ミンネザングを男女の愛の歌としてのみとらえれば、その詩形は歌謡 (Lied)であったが、宗教詩や政治詩・教訓詩をも含めて広い意味でとらえれば、歌謡 (Lied)、ライヒ (Leich)、および格言詩 (Spruch) の3種があった[1] 。
ミンネザングの作り手や演じ手は、「ミンネゼンガー」(Minnesänger)ないし「ミンネジンガー」(Minnesinger)と呼ばれる。ミンネゼンガーは中世フランスのトゥルバドゥールやトゥルヴェールに相当し、これらフランス文化の伝統を受け、中世の貴族社会に伝統的な騎士道精神や「宮廷の愛」について歌った。
信頼できる資料が欠けているため、ミンネゼンガーの社会的地位については多くの議論が重ねられてきた。明らかに高位の王侯貴族に属している人たちもいる。14世紀のマネッセ写本には、皇帝(ハインリヒ6世)を筆頭に、王、侯爵、伯爵、騎士らの歌が作者の肖像画付きで集録されている。逆に、コンラート・フォン・ヴュルツブルク[2]のように庶民の出身者もいる。
ミンネゼンガーの多くは、長い間、身分のあまり高くないミニステリアーレ(Ministeriale)と考えられていたが、近年このような解釈は批判にさらされ、その社会的地位については、大まかに言って、「貴族層と詩作を生業とする詩人」(adlige Herren und Berufsdichter)とした方がよいと主張されている[3]。 ミンネザングの制作と実演を職業としたミンネゼンガーの中には、ヴァルター・フォン・デア・フォーゲルヴァイデやナイトハルト・フォン・ロイエンタールのように傑出した詩人がいる[4]。彼らの中には報酬として―たとえばヴァルター・フォン・デア・フォーゲルヴァイデの場合、神聖ローマ皇帝フリードリヒ2世から―封土を授与される者もいた。
ミンネザングの最も古い史料は、おそらく1150年ごろに遡り、最初期のミンネゼンガーとしてデア・フォン・キューレンベルクやディートマール・フォン・アイストの名が残っている。初期のミンネゼンガーは、12世紀後半に伝統的な手法で作詞を行なっている。
12世紀の末になると、ドイツの抒情詩人は、プロヴァンスのトゥルバドゥールや北フランスのトゥルヴェールの影響を受け始める。これはカンツォーネ形式による詩節構造に明白である。最も基本的なのは7行詩で、ab|ab|cxc という押韻を踏み、音楽はこれに対応して A-A-B 形式となっている。

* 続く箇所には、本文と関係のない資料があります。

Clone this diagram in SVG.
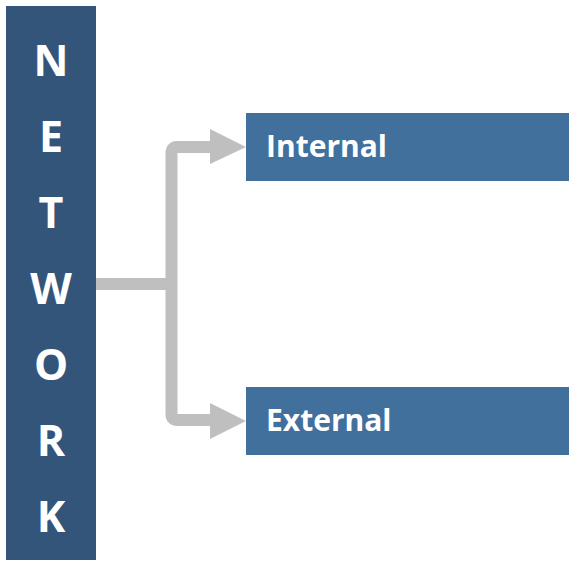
<svg xmlns="http://www.w3.org/2000/svg" width="569" height="561" viewBox="0 0 569 561">
<defs>
<style>
.v{font-family:"Open Sans","Liberation Sans",sans-serif;font-weight:bold;font-size:43px;fill:#fff;text-anchor:middle}
.l{font-family:"Open Sans","Liberation Sans",sans-serif;font-weight:bold;font-size:30px;fill:#fff}
.c{fill:none;stroke:#BFBFBF;stroke-width:12}
.h{fill:#BFBFBF}
</style>
</defs>
<rect width="569" height="561" fill="#fff"/>
<g id="connectors">
<path class="c" d="M96 284 H171.5"/>
<path class="c" d="M212 147 H177 Q171.5 147 171.5 153 V414 Q171.5 420 177 420 H212"/>
<polygon class="h" points="210,129 246,147 210,164"/>
<polygon class="h" points="210,403 246,421 210,439"/>
</g>
<g id="network">
<rect x="6" y="6" width="90" height="554" fill="#34557A"/>
<text class="v" x="51" y="76">N</text>
<text class="v" x="51" y="152">E</text>
<text class="v" x="51" y="228">T</text>
<text class="v" x="51" y="304">W</text>
<text class="v" x="51" y="380">O</text>
<text class="v" x="51" y="456">R</text>
<text class="v" x="51" y="532">K</text>
</g>
<g id="internal">
<rect x="246" y="113" width="323" height="68" fill="#41709D"/>
<text class="l" x="266" y="157">Internal</text>
</g>
<g id="external">
<rect x="246" y="387" width="323" height="68" fill="#41709D"/>
<text class="l" x="266" y="431">External</text>
</g>
</svg>
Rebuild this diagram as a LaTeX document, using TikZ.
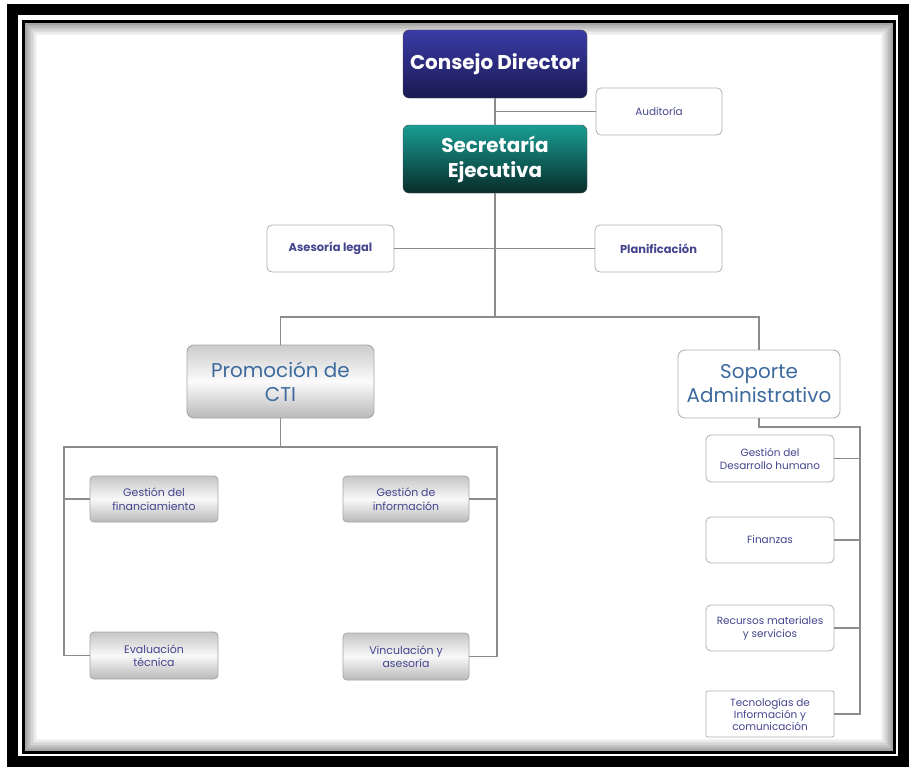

当時の歌曲は、形式においては厳格にトゥルヴェール歌曲と釣り合っており、フランス由来の旋律に当時のドイツの抒情詩を当てはめることもできる。このような一種の替え歌は、「コントラファクトゥム」ないしは「コントラファクトゥーア」と呼ばれる(英語の医学用語の contrafacture とは意味が異なる)[5]。コントラファクトゥーアの有名な例は、ギオ・デ・プロヴァンスの《"Ma joie premeraine"》によるフリードリヒ・フォン・ハウゼンの《"Ich denke underwilen"》がある。
ミンネリートの旋律は、こんにちほんの少ししか伝わっていない。主に15世紀かそれ以降の手稿譜によっているので、元来の旋律とは違ったかたちになっているかもしれない。付け加えると、使われている記譜法が近代的なものとは異なるために、しばしば解読が困難である。旋律の気配はなんとなく察しがつくにしても、リズムがしばしば分かりかねる。
最も重要なミンネゼンガーは、ヴァルター・フォン・デア・フォーゲルヴァイデ、ラインマル・フォン・ハーゲナウ、ハインリヒ・フォン・モ-ルンゲンであるが、優れた叙事詩を著わした、ハインリヒ・フォン・フェルデケ、ヴォルフラム・フォン・エッシェンバッハ、ハルトマン・フォン・アウエも魅力的な歌を書いている。後世に与えた影響の大きさからすると、ミンネザングの革新児ナイトハルト・フォン・ロイエンタールも注目すべき歌人である。中世末期では他に、オスヴァルト・フォン・ヴォルケンシュタイン(Oswald von Wolkenstein)の自伝風の歌も魅力的である[6]。
十字軍の時代を通じて騎士階級が没落すると、上記のような市民階級の出身者がミンネザングの担い手や宮廷楽師として活躍するようになった。ミンネザングの内容も、従来の抒情詩から、より社会性のあるものへと変質をとげ、やがて低迷期を迎えた。
15世紀になるとミンネザングの伝統は、マイスタージンガーないしマイスターゼンガー(Meistersänger)によるマイスターゲザング (Meistergesang) ないしマイスターザング (Meistersang) に道を譲った。とはいえこの二つは全く別々の伝統である。ミンネザングは主に貴族のものだったが、マイスターゲザングは都市の職匠・工匠のものだった。
ミンネゼングの伝統についてはオペラの題材になっており、少なくともリヒャルト・ワーグナーの『タンホイザー』と、リヒャルト・シュトラウスの『グントラム』の2作が有名である。
ミンネゼングを伝える写本は多数存在するが、最も重要な写本はハイデルベルク大学図書館収蔵の
の3写本である。
日本では慣習的に現代ドイツ語読みするので、本稿でもそれに従う。
Under der linden[13]
Under der linden
an der heide,
dâ unser zweier bette was,
dâ mugt ir vinden
schône beide
gebrochen bluomen unde gras,
vor dem walde in einem tal,
tandaradei,
schône sanc diu nahtegal.
ぼだい樹の木かげ(高津春久訳)[14]
ぼだい樹の木かげ
あの草原は
あたしたちふたりの寝床があったところ、
花も草も
すっかり折れているのが
見えるでしょう。
谷あいの森のはずれ
タンダラダイ
すてきな歌をナイチンゲールがうたいました。